El sobre se deslizó bajo una puerta de la colonia Del Valle. Si en ese instante hubiera podido expresar sus emociones, exhalando, extenuado, habría dicho: “por fin”.
Habían pasado 90 días para llegar a destino. Noventa, desde que un agricultor de 71 años lo entregó en la oficina postal del remoto pueblo argentino de City Bell, tras escribir en el anverso el nombre de una niña de 10 años y su domicilio en México, distante 7 mil 500 kilómetros.
“Te llegó carta”, escuchó mi hija al volver de la escuela. Su rostro se torció, como si le hablaran en japonés: “¿Una carta?”. La tomó: parecía que en sus palmas no descansara un simple sobre, sino un exótico animal disecado. Leyó su propio nombre y buscó pistas. “Héctor Santiago”, indicaba el remitente. “¡Mi abuelo!”, sonrío, sacó el papel y comenzó a leer.
Su abuelo —un maestro jubilado que con feroz resistencia ha aceptado algo (poquísimo) de la tecnología en su vida, entre radichetas, acelgas, tomates de su huerta sobrevolada por zorzales— había puesto pausa a emails, Skype y cualquier mensaje electrónico.
Volvía al método con que la humanidad se comunicó desde los faraones egipcios 2 mil 400 años antes de Cristo, hasta hace dos décadas cuando el email irrumpió. Buscaba, supongo, que su nieta viviera nuevas sensaciones, distintas a las que crea un dispositivo que anuncia un mensaje cualquiera.
Sentada, atenta, acabó la lectura. “Una carta”, repitió extrañada sin entender la razón de algo tan exótico que sí conocía, pero por Harry Potter: el Colegio Hogwarts aceptaba a los noveles magos y brujas vía cartas distribuidas por lechuzas.
La pequeña metió la hoja en el sobre y me contó una historia que voló en esa carta, esta vez transportada por aviones y no lechuzas. “Dice que un día iban de viaje con mi abu y contigo de bebito. Chocaron y el coche quedó llantas arriba. Nadie estaba herido, pero como traían botes de mermelada de ciruela, se rompieron. Los que los rescataron confundieron la mermelada con sangre”.

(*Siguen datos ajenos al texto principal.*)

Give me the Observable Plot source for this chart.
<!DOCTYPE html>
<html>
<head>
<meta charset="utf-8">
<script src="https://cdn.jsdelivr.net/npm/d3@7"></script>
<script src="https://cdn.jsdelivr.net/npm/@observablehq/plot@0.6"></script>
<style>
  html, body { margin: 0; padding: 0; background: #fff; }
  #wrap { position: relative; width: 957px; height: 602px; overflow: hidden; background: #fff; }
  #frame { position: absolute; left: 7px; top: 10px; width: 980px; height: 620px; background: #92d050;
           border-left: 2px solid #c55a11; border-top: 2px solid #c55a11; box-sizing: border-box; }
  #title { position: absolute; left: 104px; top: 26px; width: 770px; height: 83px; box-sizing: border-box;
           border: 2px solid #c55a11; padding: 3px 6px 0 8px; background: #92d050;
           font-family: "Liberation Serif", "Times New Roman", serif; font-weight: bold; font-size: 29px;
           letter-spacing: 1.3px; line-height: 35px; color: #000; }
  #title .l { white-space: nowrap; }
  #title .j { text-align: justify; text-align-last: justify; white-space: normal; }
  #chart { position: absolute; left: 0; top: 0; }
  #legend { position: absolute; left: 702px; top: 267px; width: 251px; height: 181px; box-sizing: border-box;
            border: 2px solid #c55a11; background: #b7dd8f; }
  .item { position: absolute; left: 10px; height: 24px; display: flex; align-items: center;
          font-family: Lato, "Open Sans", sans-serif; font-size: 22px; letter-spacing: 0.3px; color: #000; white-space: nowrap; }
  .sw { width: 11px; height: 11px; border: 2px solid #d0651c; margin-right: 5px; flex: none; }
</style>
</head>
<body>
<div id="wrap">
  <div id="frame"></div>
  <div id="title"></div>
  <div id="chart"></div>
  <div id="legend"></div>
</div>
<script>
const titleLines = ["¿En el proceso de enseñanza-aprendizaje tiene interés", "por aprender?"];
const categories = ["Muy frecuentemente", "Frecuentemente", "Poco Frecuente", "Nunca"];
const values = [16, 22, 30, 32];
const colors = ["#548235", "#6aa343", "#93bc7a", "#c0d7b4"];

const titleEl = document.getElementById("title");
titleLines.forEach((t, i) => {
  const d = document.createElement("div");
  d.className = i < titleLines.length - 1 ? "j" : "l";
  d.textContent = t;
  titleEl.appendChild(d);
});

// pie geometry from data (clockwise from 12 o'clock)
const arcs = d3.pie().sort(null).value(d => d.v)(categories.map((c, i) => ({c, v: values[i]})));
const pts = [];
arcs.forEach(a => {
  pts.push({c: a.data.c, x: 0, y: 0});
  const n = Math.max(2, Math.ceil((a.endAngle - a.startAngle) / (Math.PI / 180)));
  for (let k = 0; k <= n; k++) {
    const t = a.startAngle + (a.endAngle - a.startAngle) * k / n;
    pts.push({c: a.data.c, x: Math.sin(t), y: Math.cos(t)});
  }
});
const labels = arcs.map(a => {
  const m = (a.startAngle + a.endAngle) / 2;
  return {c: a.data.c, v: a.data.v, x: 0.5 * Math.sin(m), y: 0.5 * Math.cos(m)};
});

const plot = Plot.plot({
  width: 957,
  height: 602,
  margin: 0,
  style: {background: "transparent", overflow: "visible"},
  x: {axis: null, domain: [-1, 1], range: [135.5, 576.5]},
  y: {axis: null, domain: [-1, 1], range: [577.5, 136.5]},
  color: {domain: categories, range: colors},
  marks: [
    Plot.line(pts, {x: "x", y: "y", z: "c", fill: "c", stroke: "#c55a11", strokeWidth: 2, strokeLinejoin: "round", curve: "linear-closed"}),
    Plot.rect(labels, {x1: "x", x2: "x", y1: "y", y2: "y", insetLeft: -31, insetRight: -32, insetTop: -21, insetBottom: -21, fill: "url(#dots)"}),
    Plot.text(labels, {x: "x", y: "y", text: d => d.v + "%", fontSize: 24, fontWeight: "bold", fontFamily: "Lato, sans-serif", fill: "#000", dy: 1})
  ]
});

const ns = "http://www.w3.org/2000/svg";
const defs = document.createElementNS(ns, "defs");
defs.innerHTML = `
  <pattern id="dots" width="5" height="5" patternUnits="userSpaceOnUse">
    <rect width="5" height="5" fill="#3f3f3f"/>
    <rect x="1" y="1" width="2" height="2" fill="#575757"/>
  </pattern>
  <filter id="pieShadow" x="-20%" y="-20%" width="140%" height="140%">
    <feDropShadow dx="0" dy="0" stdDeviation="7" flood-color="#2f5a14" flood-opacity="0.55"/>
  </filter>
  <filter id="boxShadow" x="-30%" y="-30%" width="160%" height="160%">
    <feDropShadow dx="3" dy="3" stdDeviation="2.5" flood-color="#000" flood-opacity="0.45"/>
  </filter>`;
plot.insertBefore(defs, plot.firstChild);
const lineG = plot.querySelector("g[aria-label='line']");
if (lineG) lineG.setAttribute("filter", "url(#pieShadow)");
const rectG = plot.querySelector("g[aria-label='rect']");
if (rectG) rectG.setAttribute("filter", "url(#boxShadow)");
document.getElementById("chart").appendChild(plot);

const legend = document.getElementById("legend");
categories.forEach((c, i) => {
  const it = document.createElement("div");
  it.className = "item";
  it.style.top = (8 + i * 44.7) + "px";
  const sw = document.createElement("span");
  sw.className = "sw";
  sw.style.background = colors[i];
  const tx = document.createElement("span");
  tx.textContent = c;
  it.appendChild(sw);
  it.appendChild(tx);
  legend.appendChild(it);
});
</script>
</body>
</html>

Dos días después sonó el teléfono de casa. Mi papá quería noticias de la CDMX: “¿La nena no recibió una carta?”, cuestionó. “La acaba de recibir”, contesté. Hizo cuentas: exactamente había demorado tres meses (como en la época de Tutankamón).
“¡Así es imposible que una carta compita con un email!”, lamentó: su carta había perdido la batalla.
Hoy encendí mi grabadora y pedí a mi hija hablar tres minutos.
—¿Cómo fue recibir una carta?
—Sentí muy lindo porque es bastante camino de Argentina hasta acá. Esa carta voló muchísimo.
—Dime más porque me vas a ayudar a escribir mi columna. ¿Qué diferencia ves entre email y carta?
—Compras un sobre, empacas la carta, la llevas hasta el email de la vida real…
—Se llama “correo”—, interrumpí.
—Ah.
—¿Y luego?
—El abuelo pidió a un señor “mándela hasta México”. Una carta es más importante y personal, en serio él quería que llegara. Un mail lo envías cuando quieras y llega en un instante. Una carta es más cariño.
—Tienes razón. Dedicas tiempo a escribir y caminas hasta el correo. Después pegas las estampillas y el que las recibe tiene pequeños objetos de otro país.
—Y el que manda la carta puede incluir un dibujo.
—Y una florecita seca. Y ponte a pensar: cuando lees la carta estás tocando lo que tocó esa persona que quieres.
—Je, suena antiguo lo de las cartas—, dijo.
—Bueno, regresa a jugar con Lumpi (su mascota), pero contesta lo último: ¿qué recuerdas con más emoción de todo lo que te contó el abuelo?
—Al final de toda la carta ya no escribió con teclado. Escribió con su propia letra, con pluma: “Te quiero mucho, el abuelo”.